**REQUIREMENTS:**
Set down the data below from its first line to the line holding "const seriesNames = ['Air", inclusive; omit all pictures.

**DATA EXTRACT:**
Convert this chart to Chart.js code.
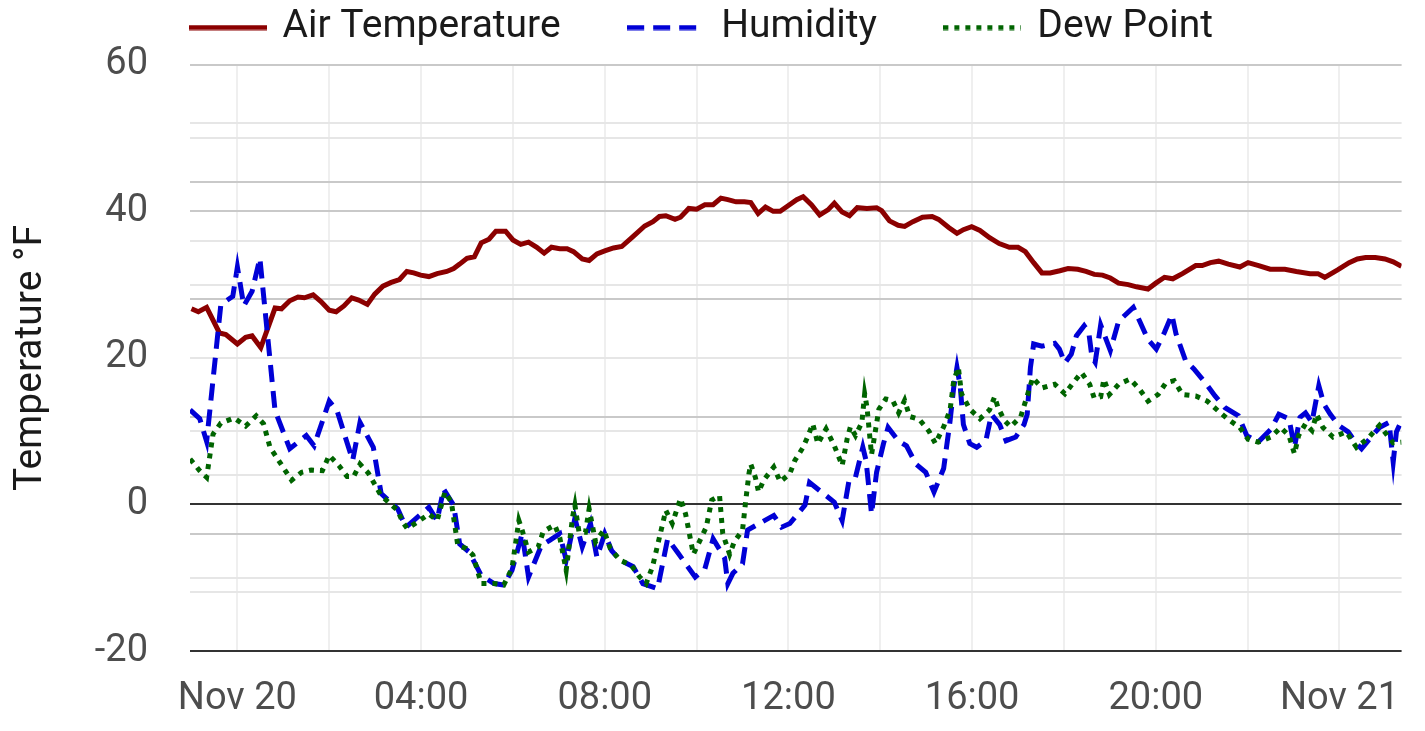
<!DOCTYPE html>
<html><head><meta charset="utf-8">
<script src="https://cdn.jsdelivr.net/npm/chart.js@4.4.1/dist/chart.umd.min.js"></script>
<style>html,body{margin:0;padding:0;background:#fff;overflow:hidden}canvas{display:block}</style>
</head><body>
<canvas id="c" width="1425" height="731"></canvas>
<script>
// ---- data (hours relative to Nov 20 00:00) ----
const seriesNames = ['Air Temperature', 'Humidity', 'Dew Point'];

const airHours = [-1.0,-0.85,-0.67,-0.39,-0.25,0.0,0.18,0.32,0.51,0.82,0.96,1.14,1.32,1.46,1.65,1.82,2.0,2.15,2.32,2.49,2.64,2.83,2.99,3.17,3.35,3.53,3.69,3.84,3.99,4.17,4.35,4.56,4.71,4.84,5.0,5.16,5.31,5.48,5.63,5.84,6.0,6.17,6.34,6.52,6.68,6.84,7.02,7.18,7.32,7.51,7.66,7.83,8.0,8.19,8.37,8.62,8.87,9.05,9.19,9.33,9.53,9.65,9.83,10.0,10.18,10.36,10.53,10.68,10.86,11.04,11.18,11.34,11.5,11.67,11.82,12.0,12.18,12.32,12.5,12.68,12.86,13.0,13.17,13.33,13.5,13.71,13.92,14.03,14.2,14.39,14.53,14.71,14.92,15.13,15.27,15.49,15.67,15.81,15.99,16.17,16.38,16.59,16.81,17.0,17.16,17.34,17.52,17.7,17.91,18.09,18.3,18.48,18.66,18.84,19.01,19.19,19.4,19.58,19.83,20.0,20.19,20.37,20.58,20.87,21.01,21.19,21.37,21.58,21.83,22.01,22.24,22.49,22.81,23.06,23.36,23.53,23.68,23.96,24.21,24.39,24.57,24.78,24.99,25.17,25.35];
const airTemp = [26.7,26.3,26.9,23.4,23.2,21.9,22.8,23.0,21.4,26.8,26.7,27.8,28.3,28.2,28.6,27.7,26.5,26.3,27.1,28.2,27.9,27.3,28.7,29.8,30.3,30.7,31.8,31.6,31.3,31.1,31.5,31.8,32.2,32.8,33.6,33.8,35.7,36.2,37.3,37.3,36.1,35.5,35.8,35.1,34.3,35.1,34.9,34.9,34.5,33.5,33.3,34.2,34.6,35.0,35.2,36.6,38.0,38.6,39.3,39.4,38.9,39.2,40.4,40.3,40.9,40.9,41.8,41.6,41.3,41.3,41.2,39.7,40.6,40.0,40.0,40.8,41.6,42.0,40.9,39.5,40.2,41.1,39.9,39.4,40.5,40.4,40.5,40.1,38.7,38.1,37.95,38.6,39.2,39.3,38.9,37.8,37.0,37.5,37.9,37.4,36.4,35.6,35.1,35.1,34.5,33.0,31.6,31.6,31.9,32.2,32.1,31.8,31.4,31.3,30.9,30.2,30.0,29.7,29.4,30.2,31.0,30.8,31.5,32.6,32.6,33.0,33.2,32.8,32.4,33.0,32.6,32.1,32.1,31.8,31.5,31.5,31.0,32.0,33.0,33.5,33.7,33.7,33.5,33.1,32.5];

const humHours = [-1.03,-0.82,-0.67,-0.36,-0.1,0.0,0.14,0.32,0.49,0.82,1.14,1.5,1.67,2.0,2.17,2.35,2.51,2.67,2.96,3.13,3.49,3.67,4.17,4.35,4.49,4.71,4.84,5.05,5.31,5.59,5.8,5.98,6.2,6.34,6.62,6.8,7.02,7.16,7.35,7.51,7.69,7.83,8.0,8.15,8.33,8.62,8.83,9.15,9.37,9.58,9.97,10.18,10.36,10.61,10.68,10.79,11.0,11.11,11.28,11.68,11.85,12.03,12.36,12.46,12.68,13.0,13.17,13.32,13.46,13.62,13.69,13.81,13.92,14.07,14.17,14.39,14.57,14.78,14.99,15.17,15.38,15.52,15.6,15.67,15.74,15.81,15.95,16.1,16.3,16.42,16.6,16.74,16.95,17.13,17.2,17.27,17.34,17.52,17.8,17.9,18.02,18.16,18.27,18.44,18.54,18.61,18.68,18.8,19.01,19.19,19.51,19.65,19.83,20.01,20.19,20.35,20.44,20.65,20.83,21.08,21.29,21.51,21.8,21.98,22.23,22.51,22.68,22.9,23.02,23.14,23.26,23.4,23.55,23.66,23.8,23.98,24.19,24.37,24.48,24.69,24.87,25.08,25.17,25.24,25.35];
const humidity = [12.9,11.7,8.6,27.3,28.4,32.4,27.1,29.1,33.6,12.8,7.6,9.4,8.0,14.1,12.8,9.2,6.0,11.2,7.8,1.5,-0.6,-3.1,-0.4,-2.2,2.1,-0.1,-5.4,-6.5,-9.7,-10.8,-11.0,-9.0,-4.0,-9.9,-5.6,-4.9,-4.0,-7.6,-1.9,-5.8,-2.6,-7.2,-4.0,-6.3,-7.6,-8.5,-10.8,-11.5,-4.7,-6.5,-9.9,-8.8,-4.7,-7.3,-10.8,-9.4,-8.1,-3.5,-2.9,-1.5,-3.1,-2.6,-0.1,3.0,1.9,0.3,-2.2,3.3,3.7,7.8,6.0,-1.3,4.4,8.3,10.5,8.7,8.0,5.5,4.4,1.7,4.9,11.4,16.0,18.7,16.2,10.9,8.3,7.8,8.7,12.3,10.9,8.7,9.2,10.9,12.3,18.7,21.9,21.6,22.0,21.2,19.3,20.5,23.0,24.4,23.5,20.1,19.4,24.5,21.0,25.0,26.9,25.0,22.5,21.2,23.5,25.9,23.3,19.6,18.5,16.6,14.8,13.2,12.1,9.4,8.5,10.3,12.3,11.7,7.8,11.9,12.5,11.2,16.2,13.7,12.3,10.8,9.9,8.3,7.6,9.2,10.5,11.2,5.8,9.9,11.4];

const dewHours = [-1.03,-0.82,-0.67,-0.53,-0.36,-0.07,0.18,0.41,0.57,0.71,1.18,1.4,1.61,1.85,2.0,2.21,2.39,2.53,2.67,2.85,3.13,3.49,3.6,3.7,3.92,4.17,4.35,4.52,4.66,4.8,4.98,5.13,5.31,5.6,5.8,5.98,6.13,6.2,6.34,6.55,6.66,6.91,7.02,7.16,7.3,7.35,7.44,7.58,7.66,7.8,7.98,8.12,8.33,8.58,8.76,8.9,9.04,9.33,9.47,9.65,9.76,9.93,10.21,10.33,10.5,10.57,10.72,10.82,11.0,11.07,11.14,11.18,11.28,11.35,11.46,11.68,11.82,12.03,12.14,12.32,12.43,12.53,12.64,12.82,13.0,13.17,13.28,13.35,13.46,13.6,13.66,13.71,13.81,13.97,14.12,14.27,14.4,14.53,14.64,14.85,15.06,15.2,15.38,15.52,15.6,15.7,15.77,15.95,16.17,16.38,16.49,16.56,16.7,16.84,17.06,17.32,17.52,17.8,18.02,18.2,18.38,18.56,18.66,18.8,18.87,18.99,19.19,19.44,19.65,19.83,20.05,20.22,20.4,20.58,20.87,21.12,21.37,21.58,21.83,22.01,22.23,22.51,22.72,22.9,23.02,23.11,23.26,23.4,23.5,23.64,23.86,24.15,24.37,24.62,24.87,25.17,25.35];
const dewPoint = [6.2,4.6,3.7,9.6,11.1,11.8,10.7,12.1,11.0,7.8,3.3,4.4,4.7,4.6,6.7,5.3,3.8,3.8,5.5,4.3,1.2,-0.8,-2.4,-3.3,-2.4,-1.3,-2.2,1.7,0.3,-5.6,-6.0,-6.9,-10.8,-10.8,-11.0,-8.7,-2.2,-3.5,-6.5,-5.8,-3.7,-2.8,-4.5,-9.0,-1.7,-0.1,-3.8,-3.8,-0.6,-5.1,-3.5,-6.0,-7.6,-8.3,-9.9,-10.8,-8.5,-0.8,-2.6,0.8,-1.3,-6.8,-3.1,0.6,1.2,-4.0,-6.8,-5.1,-3.5,0.5,4.2,5.5,3.7,1.7,3.3,5.1,3.1,4.2,6.0,7.8,9.4,11.0,8.3,10.3,8.0,5.3,9.0,10.6,9.4,11.2,15.1,13.3,6.8,13.0,14.4,14.2,12.5,14.2,12.0,11.6,10.0,8.3,10.6,12.9,16.9,18.7,15.1,13.0,11.7,12.9,14.7,13.3,11.5,10.6,12.0,17.3,15.9,16.4,15.1,16.6,18.0,16.4,14.5,14.7,17.1,15.0,16.4,17.1,15.7,14.1,15.0,16.6,16.9,15.0,14.8,14.1,12.7,11.6,10.5,8.9,8.5,9.2,10.5,9.4,6.9,9.4,11.0,10.1,12.3,10.5,9.2,9.9,7.8,9.0,10.8,8.4,8.5];

// ---- axes ----
const xRange = [-1.032, 25.353];
const xGridHours = [0,2,4,6,8,10,12,14,16,18,20,22,24];
const xLabelHours = [0,4,8,12,16,20,24];
const xLabelTexts = ['Nov 20','04:00','08:00','12:00','16:00','20:00','Nov 21'];
const yRange = [-20, 60];
const yLabelValues = [60,40,20,0,-20];
const yGridMajor = [60,44,40,28,12,-4];
const yGridMinor = [52,50,36,30,20,10,4,-10,-12];
const yGridDark = [0,-20];
const yAxisTitle = 'Temperature °F';

const toPoints = (xs, ys) => xs.map((x, i) => ({x: x, y: ys[i]}));
const FONT = 'Roboto';

// small line sample used as the legend symbol (keeps dash pattern of the series)
function legendGlyph(color, dash) {
  const cv = document.createElement('canvas');
  cv.width = 78; cv.height = 6;
  const g = cv.getContext('2d');
  g.strokeStyle = color; g.lineWidth = 5; g.setLineDash(dash || []);
  g.beginPath(); g.moveTo(0, 3); g.lineTo(78, 3); g.stroke();
  return cv;
}

// move the legend row up into the band above the plot (its labels padding also sets the item gap)
const legendNudge = {
  id: 'legendNudge',
  afterLayout(chart) {
    const lg = chart.legend;
    if (!lg) return;
    lg.top = 8 - lg.options.labels.padding;
    lg.bottom = chart.chartArea.top;
    lg.left -= 10; lg.right -= 10;
  }
};

new Chart(document.getElementById('c'), {
  type: 'line',
  data: {
    datasets: [
      {label: seriesNames[0], data: toPoints(airHours, airTemp), borderColor: '#8b0000', backgroundColor: '#8b0000', borderWidth: 5, pointRadius: 0, order: 3},
      {label: seriesNames[1], data: toPoints(humHours, humidity), borderColor: '#0000d6', backgroundColor: '#0000d6', borderWidth: 5, borderDash: [17, 9], pointRadius: 0, order: 2},
      {label: seriesNames[2], data: toPoints(dewHours, dewPoint), borderColor: '#006400', backgroundColor: '#006400', borderWidth: 5, borderDash: [5, 6], pointRadius: 0, order: 1}
    ]
  },
  options: {
    responsive: false,
    animation: false,
    layout: {padding: 0},
    plugins: {
      tooltip: {enabled: false},
      legend: {
        position: 'top',
        maxHeight: 62,
        labels: {
          usePointStyle: true,
          pointStyleWidth: 71,
          padding: 70,
          color: '#1a1a1a',
          font: {family: FONT, size: 39},
          sort: (a, b) => a.datasetIndex - b.datasetIndex,
          generateLabels: chart => Chart.defaults.plugins.legend.labels.generateLabels(chart).map(it => {
            const ds = chart.data.datasets[it.datasetIndex];
            it.pointStyle = legendGlyph(ds.borderColor, ds.datasetIndex === 1 ? [15, 7] : ds.borderDash);
            return it;
          })
        }
      }
    },
    scales: {
      x: {
        type: 'linear',
        min: xRange[0], max: xRange[1],
        afterBuildTicks: s => { s.ticks = xGridHours.map(v => ({value: v})); },
        afterFit: s => { s.height = 80; },
        border: {display: false},
        grid: {drawTicks: false, color: '#efefef', lineWidth: 2},
        ticks: {
          autoSkip: false, maxRotation: 0, padding: 26,
          color: '#4d4d4d', font: {family: FONT, size: 38},
          callback: v => { const i = xLabelHours.indexOf(v); return i >= 0 ? xLabelTexts[i] : ''; }
        }
      },
      y: {
        min: yRange[0], max: yRange[1],
        afterBuildTicks: s => { s.ticks = yGridMajor.concat(yGridMinor, yGridDark, [40, 20, 60]).filter((v, i, a) => a.indexOf(v) === i).sort((a, b) => a - b).map(v => ({value: v})); },
        afterFit: s => { s.width = 190; },
        border: {display: false},
        grid: {
          drawTicks: false,
          color: c => { const v = c.tick && c.tick.value; if (yGridDark.includes(v)) return '#333333'; if (yGridMajor.includes(v)) return '#c9c9c9'; return '#e6e6e6'; },
          lineWidth: 2
        },
        ticks: {
          autoSkip: false, padding: 42,
          color: '#4d4d4d', font: {family: FONT, size: 38},
          callback: v => yLabelValues.includes(v) ? String(v) : ''
        },
        title: {display: true, text: yAxisTitle, color: '#1a1a1a', font: {family: FONT, size: 39}, padding: 8}
      }
    }
  },
  plugins: [legendNudge]
});
</script>
</body></html>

**RESULT:**
Convert this chart to Chart.js code.
<!DOCTYPE html>
<html><head><meta charset="utf-8">
<script src="https://cdn.jsdelivr.net/npm/chart.js@4.4.1/dist/chart.umd.min.js"></script>
<style>html,body{margin:0;padding:0;background:#fff;overflow:hidden}canvas{display:block}</style>
</head><body>
<canvas id="c" width="1425" height="731"></canvas>
<script>
// ---- data (hours relative to Nov 20 00:00) ----
const seriesNames = ['Air Temperature', 'Humidity', 'Dew Point'];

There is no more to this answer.